====== DATA SUPPLIED

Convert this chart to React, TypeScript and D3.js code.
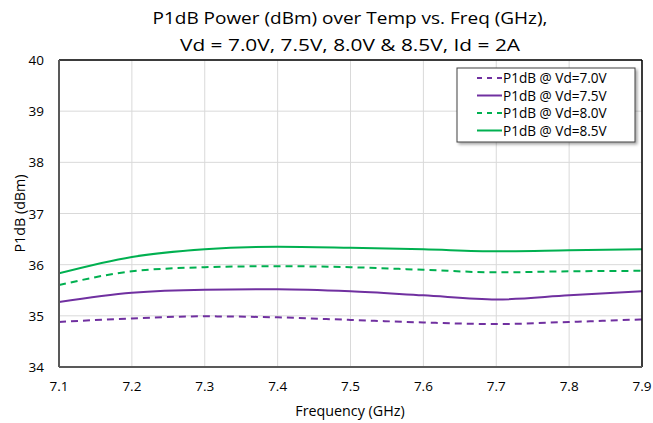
import React from 'react';
import * as d3 from 'd3';

// frequency points (GHz)
const freqs = [7.1, 7.2, 7.3, 7.4, 7.5, 7.6, 7.7, 7.8, 7.9];

// P1dB (dBm) per drain voltage
const p1dbVd70 = [34.88, 34.95, 34.99, 34.97, 34.92, 34.87, 34.84, 34.88, 34.93];
const p1dbVd75 = [35.27, 35.45, 35.51, 35.52, 35.48, 35.4, 35.32, 35.4, 35.48];
const p1dbVd80 = [35.6, 35.87, 35.95, 35.97, 35.95, 35.9, 35.85, 35.87, 35.88];
const p1dbVd85 = [35.83, 36.15, 36.3, 36.35, 36.33, 36.3, 36.26, 36.28, 36.3];

const xTicks = [7.1, 7.2, 7.3, 7.4, 7.5, 7.6, 7.7, 7.8, 7.9];
const yTicks = [34, 35, 36, 37, 38, 39, 40];

const PURPLE = '#7030A0';
const GREEN = '#00B050';

const series = [
  { name: 'P1dB @ Vd=7.0V', values: p1dbVd70, color: PURPLE, dash: '7,5' },
  { name: 'P1dB @ Vd=7.5V', values: p1dbVd75, color: PURPLE, dash: '' },
  { name: 'P1dB @ Vd=8.0V', values: p1dbVd80, color: GREEN, dash: '7,5' },
  { name: 'P1dB @ Vd=8.5V', values: p1dbVd85, color: GREEN, dash: '' },
];

const W = 653;
const H = 423;
const margin = { left: 59, right: 11, top: 60, bottom: 56 };
const FONT = "'Open Sans', sans-serif";

export default function App() {
  const x = d3.scaleLinear().domain([7.1, 7.9]).range([margin.left, W - margin.right]);
  const y = d3.scaleLinear().domain([34, 40]).range([H - margin.bottom, margin.top]);

  const line = d3
    .line<number>()
    .x((_, i) => x(freqs[i]))
    .y((d) => y(d))
    .curve(d3.curveMonotoneX);

  const x0 = margin.left;
  const x1 = W - margin.right;
  const y0 = H - margin.bottom;
  const y1 = margin.top;

  const lgX = 457;
  const lgY = 68;
  const lgW = 178;
  const lgH = 74;

  return (
    <svg width={W} height={H} style={{ position: 'absolute', left: 0, top: 0, background: '#fff' }} fontFamily={FONT}>
      <defs>
        <filter id="shadow" x="-10%" y="-10%" width="130%" height="130%">
          <feDropShadow dx="2" dy="2" stdDeviation="1.5" floodColor="#000" floodOpacity="0.35" />
        </filter>
        <clipPath id="plot">
          <rect x={x0} y={y1} width={x1 - x0} height={y0 - y1} />
        </clipPath>
      </defs>

      {/* title */}
      <text x={350} y={24} textAnchor="middle" fontSize={17} fill="#000" textLength={395} lengthAdjust="spacingAndGlyphs">
        P1dB Power (dBm) over Temp vs. Freq (GHz),
      </text>
      <text x={350} y={51} textAnchor="middle" fontSize={17} fill="#000" textLength={340} lengthAdjust="spacingAndGlyphs">
        Vd = 7.0V, 7.5V, 8.0V &amp; 8.5V, Id = 2A
      </text>

      {/* grid */}
      {xTicks.map((t) => (
        <line key={'gx' + t} x1={x(t)} x2={x(t)} y1={y1} y2={y0} stroke="#d9d9d9" strokeWidth={1} />
      ))}
      {yTicks.map((t) => (
        <line key={'gy' + t} x1={x0} x2={x1} y1={y(t)} y2={y(t)} stroke="#d9d9d9" strokeWidth={1} />
      ))}

      {/* series */}
      <g clipPath="url(#plot)">
        {series.map((s) => (
          <path
            key={s.name}
            d={line(s.values) || undefined}
            fill="none"
            stroke={s.color}
            strokeWidth={2}
            strokeDasharray={s.dash || undefined}
          />
        ))}
      </g>

      {/* frame */}
      <line x1={x0} x2={x1} y1={y1} y2={y1} stroke="#000" strokeWidth={1.5} />
      <line x1={x1} x2={x1} y1={y1} y2={y0} stroke="#000" strokeWidth={1.5} />
      <line x1={x0} x2={x0} y1={y1} y2={y0} stroke="#595959" strokeWidth={2} />
      <line x1={x0} x2={x1} y1={y0} y2={y0} stroke="#595959" strokeWidth={2} />

      {/* tick labels */}
      {yTicks.map((t) => (
        <text key={'ty' + t} x={x0 - 15} y={y(t) + 5} textAnchor="end" fontSize={13.5} fill="#000">
          {t}
        </text>
      ))}
      {xTicks.map((t) => (
        <text key={'tx' + t} x={x(t)} y={y0 + 24} textAnchor="middle" fontSize={13.5} fill="#000">
          {t.toFixed(1)}
        </text>
      ))}

      {/* axis titles */}
      <text x={350} y={416} textAnchor="middle" fontSize={14.3} fill="#000">
        Frequency (GHz)
      </text>
      <text transform={`translate(25,${(y0 + y1) / 2}) rotate(-90)`} textAnchor="middle" fontSize={14.3} fill="#000">
        P1dB (dBm)
      </text>

      {/* legend */}
      <rect x={lgX} y={lgY} width={lgW} height={lgH} fill="#fff" stroke="#404040" strokeWidth={1} filter="url(#shadow)" />
      {series.map((s, i) => {
        const ry = lgY + 10 + i * 17.5;
        return (
          <g key={'lg' + i}>
            <line x1={lgX + 20} x2={lgX + 45} y1={ry} y2={ry} stroke={s.color} strokeWidth={2} strokeDasharray={s.dash ? '5,5' : undefined} />
            <text x={lgX + 46} y={ry + 5} fontSize={13.6} fill="#000">
              {s.name}
            </text>
          </g>
        );
      })}
    </svg>
  );
}
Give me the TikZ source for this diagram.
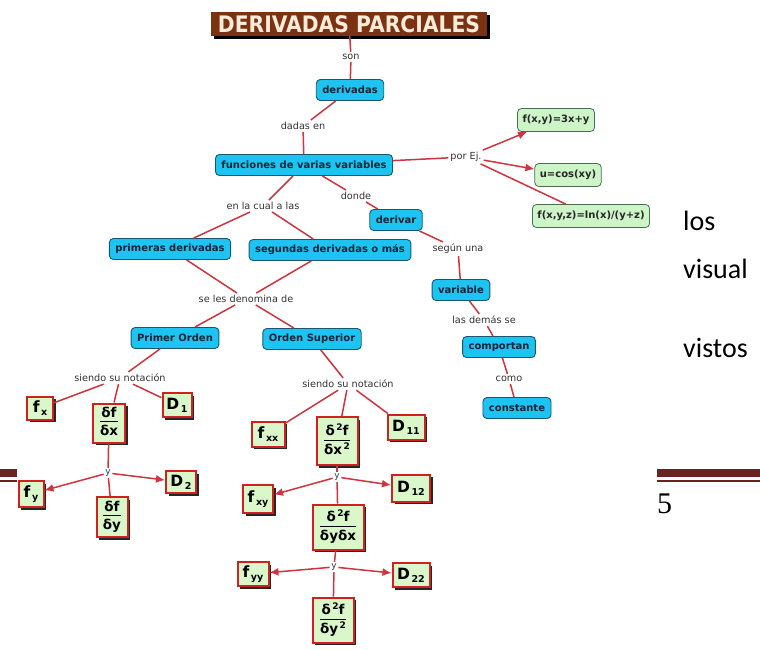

============

Output the records above exactly; leave out the pictures.

RIGHT ANSWER:
Convert this chart to React, TypeScript and D3.js code.
import React from 'react';
import * as d3 from 'd3';

// frequency points (GHz)
const freqs = [7.1, 7.2, 7.3, 7.4, 7.5, 7.6, 7.7, 7.8, 7.9];

// P1dB (dBm) per drain voltage
const p1dbVd70 = [34.88, 34.95, 34.99, 34.97, 34.92, 34.87, 34.84, 34.88, 34.93];
const p1dbVd75 = [35.27, 35.45, 35.51, 35.52, 35.48, 35.4, 35.32, 35.4, 35.48];
const p1dbVd80 = [35.6, 35.87, 35.95, 35.97, 35.95, 35.9, 35.85, 35.87, 35.88];
const p1dbVd85 = [35.83, 36.15, 36.3, 36.35, 36.33, 36.3, 36.26, 36.28, 36.3];

const xTicks = [7.1, 7.2, 7.3, 7.4, 7.5, 7.6, 7.7, 7.8, 7.9];
const yTicks = [34, 35, 36, 37, 38, 39, 40];

const PURPLE = '#7030A0';
const GREEN = '#00B050';

const series = [
  { name: 'P1dB @ Vd=7.0V', values: p1dbVd70, color: PURPLE, dash: '7,5' },
  { name: 'P1dB @ Vd=7.5V', values: p1dbVd75, color: PURPLE, dash: '' },
  { name: 'P1dB @ Vd=8.0V', values: p1dbVd80, color: GREEN, dash: '7,5' },
  { name: 'P1dB @ Vd=8.5V', values: p1dbVd85, color: GREEN, dash: '' },
];

const W = 653;
const H = 423;
const margin = { left: 59, right: 11, top: 60, bottom: 56 };
const FONT = "'Open Sans', sans-serif";

export default function App() {
  const x = d3.scaleLinear().domain([7.1, 7.9]).range([margin.left, W - margin.right]);
  const y = d3.scaleLinear().domain([34, 40]).range([H - margin.bottom, margin.top]);

  const line = d3
    .line<number>()
    .x((_, i) => x(freqs[i]))
    .y((d) => y(d))
    .curve(d3.curveMonotoneX);

  const x0 = margin.left;
  const x1 = W - margin.right;
  const y0 = H - margin.bottom;
  const y1 = margin.top;

  const lgX = 457;
  const lgY = 68;
  const lgW = 178;
  const lgH = 74;

  return (
    <svg width={W} height={H} style={{ position: 'absolute', left: 0, top: 0, background: '#fff' }} fontFamily={FONT}>
      <defs>
        <filter id="shadow" x="-10%" y="-10%" width="130%" height="130%">
          <feDropShadow dx="2" dy="2" stdDeviation="1.5" floodColor="#000" floodOpacity="0.35" />
        </filter>
        <clipPath id="plot">
          <rect x={x0} y={y1} width={x1 - x0} height={y0 - y1} />
        </clipPath>
      </defs>

      {/* title */}
      <text x={350} y={24} textAnchor="middle" fontSize={17} fill="#000" textLength={395} lengthAdjust="spacingAndGlyphs">
        P1dB Power (dBm) over Temp vs. Freq (GHz),
      </text>
      <text x={350} y={51} textAnchor="middle" fontSize={17} fill="#000" textLength={340} lengthAdjust="spacingAndGlyphs">
        Vd = 7.0V, 7.5V, 8.0V &amp; 8.5V, Id = 2A
      </text>

      {/* grid */}
      {xTicks.map((t) => (
        <line key={'gx' + t} x1={x(t)} x2={x(t)} y1={y1} y2={y0} stroke="#d9d9d9" strokeWidth={1} />
      ))}
      {yTicks.map((t) => (
        <line key={'gy' + t} x1={x0} x2={x1} y1={y(t)} y2={y(t)} stroke="#d9d9d9" strokeWidth={1} />
      ))}

      {/* series */}
      <g clipPath="url(#plot)">
        {series.map((s) => (
          <path
            key={s.name}
            d={line(s.values) || undefined}
            fill="none"
            stroke={s.color}
            strokeWidth={2}
            strokeDasharray={s.dash || undefined}
          />
        ))}
      </g>

      {/* frame */}
      <line x1={x0} x2={x1} y1={y1} y2={y1} stroke="#000" strokeWidth={1.5} />
      <line x1={x1} x2={x1} y1={y1} y2={y0} stroke="#000" strokeWidth={1.5} />
      <line x1={x0} x2={x0} y1={y1} y2={y0} stroke="#595959" strokeWidth={2} />
      <line x1={x0} x2={x1} y1={y0} y2={y0} stroke="#595959" strokeWidth={2} />

      {/* tick labels */}
      {yTicks.map((t) => (
        <text key={'ty' + t} x={x0 - 15} y={y(t) + 5} textAnchor="end" fontSize={13.5} fill="#000">
          {t}
        </text>
      ))}
      {xTicks.map((t) => (
        <text key={'tx' + t} x={x(t)} y={y0 + 24} textAnchor="middle" fontSize={13.5} fill="#000">
          {t.toFixed(1)}
        </text>
      ))}

      {/* axis titles */}
      <text x={350} y={416} textAnchor="middle" fontSize={14.3} fill="#000">
        Frequency (GHz)
      </text>
      <text transform={`translate(25,${(y0 + y1) / 2}) rotate(-90)`} textAnchor="middle" fontSize={14.3} fill="#000">
        P1dB (dBm)
      </text>

      {/* legend */}
      <rect x={lgX} y={lgY} width={lgW} height={lgH} fill="#fff" stroke="#404040" strokeWidth={1} filter="url(#shadow)" />
      {series.map((s, i) => {
        const ry = lgY + 10 + i * 17.5;
        return (
          <g key={'lg' + i}>
            <line x1={lgX + 20} x2={lgX + 45} y1={ry} y2={ry} stroke={s.color} strokeWidth={2} strokeDasharray={s.dash ? '5,5' : undefined} />
            <text x={lgX + 46} y={ry + 5} fontSize={13.6} fill="#000">
              {s.name}
            </text>
          </g>
        );
      })}
    </svg>
  );
}
Give me the TikZ source for this diagram.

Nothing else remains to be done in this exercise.